Essentially I just want to use the basic user management of AD to track, log and control access to servers. Surely it can't be that hard can it?

But for example I can't login to the server remotely using the domain Administrator account and I can't see a check box that will allow it.
 
You need to enable Remote Desktop, if it's not already enabled then add users/groups to the Remote Desktop group (or something similar) but I would have thought a Domain Admin user should have this already.

Not too sure on this but the only way you can get people to log on locally to a server is to create load accounts, sort of defeats the idea behind a domain to some extent.
 
You should get familiar with OUs and create an OU for "users" that does not affect the users given to AD by default. I have an "Office" OU which contains my users, restricted users and admins.

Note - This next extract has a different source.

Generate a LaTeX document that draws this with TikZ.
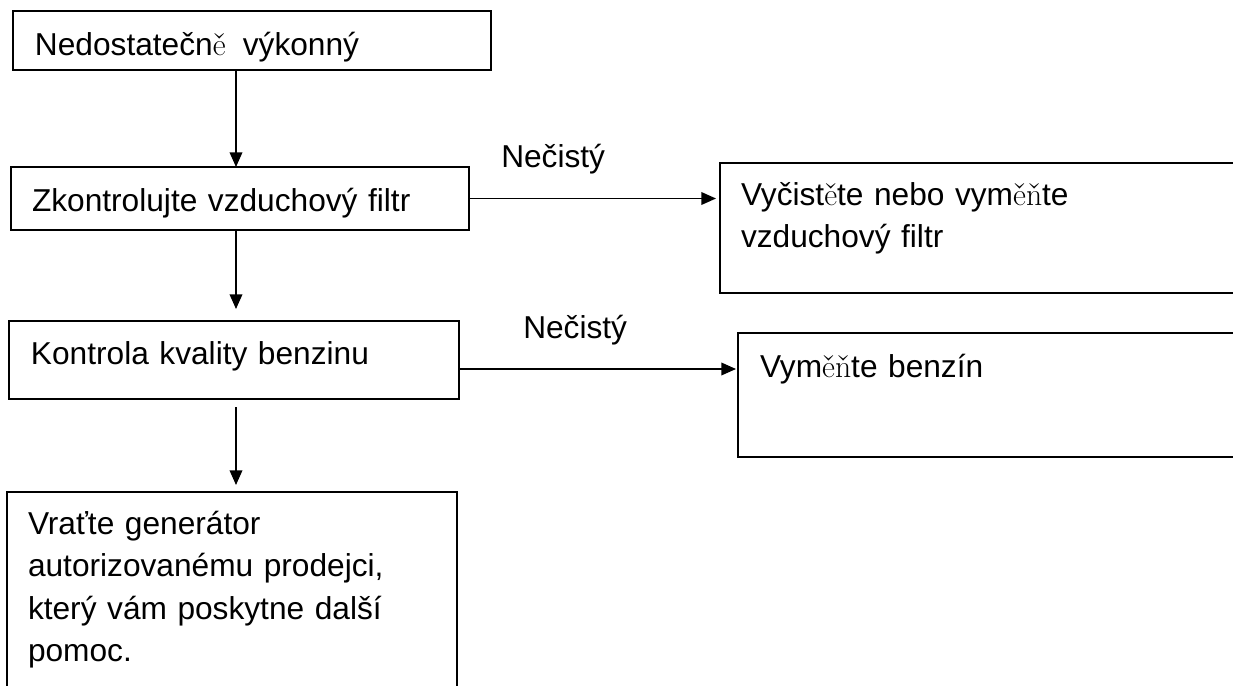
\documentclass[tikz,border=0pt]{standalone}
\usepackage{fontspec}
\setsansfont{Liberation Sans}
\usetikzlibrary{arrows.meta}
\newcommand{\jinefont}[1]{{\rmfamily #1}}

\begin{document}
\begin{tikzpicture}[x=0.75pt,y=-0.75pt,
  blok/.style={draw,line width=1.3pt,rectangle,anchor=north west,inner ysep=0pt,outer sep=0pt,
    align=left,font=\sffamily\fontsize{23.75}{31.9}\selectfont},
  popis/.style={anchor=base west,inner sep=0pt,font=\sffamily\fontsize{23.75}{31.9}\selectfont},
  spoj/.style={line width=1.1pt,-{Triangle[length=11pt,width=9.5pt]}}]
  \useasboundingbox (0,0) rectangle (1233,686);
  \clip (0,0) rectangle (1233,686);
  % bloky
  \node[blok,inner xsep=16.5pt,text width=325.5pt,text height=33pt,text depth=11.25pt] (nedost) at (13,11)
    {Nedostatečn\jinefont{ě}\hspace{5pt} výkonný};
  \node[blok,inner xsep=15.75pt,text width=312pt,text height=33pt,text depth=14.25pt] (vzduch) at (11,167)
    {Zkontrolujte vzduchový filtr};
  \node[blok,inner xsep=15.75pt,text width=366pt,text height=31.5pt,text depth=66pt] (vycist) at (720,163)
    {Vyčist\jinefont{ě}te nebo vym\jinefont{ěň}te\\vzduchový filtr};
  \node[blok,inner xsep=16.5pt,text width=304.5pt,text height=32.25pt,text depth=26.25pt] (benzin) at (9,321)
    {Kontrola kvality benzinu};
  \node[blok,inner xsep=16.5pt,text width=351pt,text height=33pt,text depth=60pt] (vymen) at (738,333)
    {Vym\jinefont{ěň}te benzín};
  \node[blok,inner xsep=15.75pt,text width=306pt,text height=31.5pt,text depth=124.5pt] (prodejce) at (7,492)
    {Vraťte generátor\\autorizovanému prodejci,\\který vám poskytne další\\pomoc.};
  % popisy
  \node[popis] (necisty1) at (501,167) {Nečistý};
  \node[popis] (necisty2) at (523,338) {Nečistý};
  % spoje
  \coordinate (sloupec) at (236,0);
  \draw[spoj] (nedost.south -| sloupec) -- (vzduch.north -| sloupec);
  \draw[spoj,shorten >=9pt] (vzduch.south -| sloupec) -- (benzin.north -| sloupec);
  \draw[spoj,shorten <=6pt,shorten >=5.25pt] (benzin.south -| sloupec) -- (prodejce.north -| sloupec);
  \draw[spoj,shorten >=3pt] (vzduch.east) -- (vzduch.east -| vycist.west);
  \draw[spoj,shorten >=1.5pt] ([yshift=-6.75pt]benzin.east) -- ([yshift=-6.75pt]benzin.east -| vymen.west);
\end{tikzpicture}
\end{document}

Visit the petri site for some great AD guides and hands on tutorials.

However, for RDP, you need to enable it on the server first. But, as Admin (either local or domain) you will have immediate access to it via RDP. You can add other users as you need to.

Need more help, just shout :)
 
Ahh I think I'm getting the idea now....

I kind assumed that if I create a user and add him to the Administrators group within the domain that I would automatically have access to anything within the domain.

Now it's clicked that I first have to add that user, or a group, to the Local Administrators group first (as well as the local remote desktop permissions area)

It's all working as expected. Will do some reading on OU's but so far it looks fairly simple to accomplish what I want... and from there I can look at other functionality.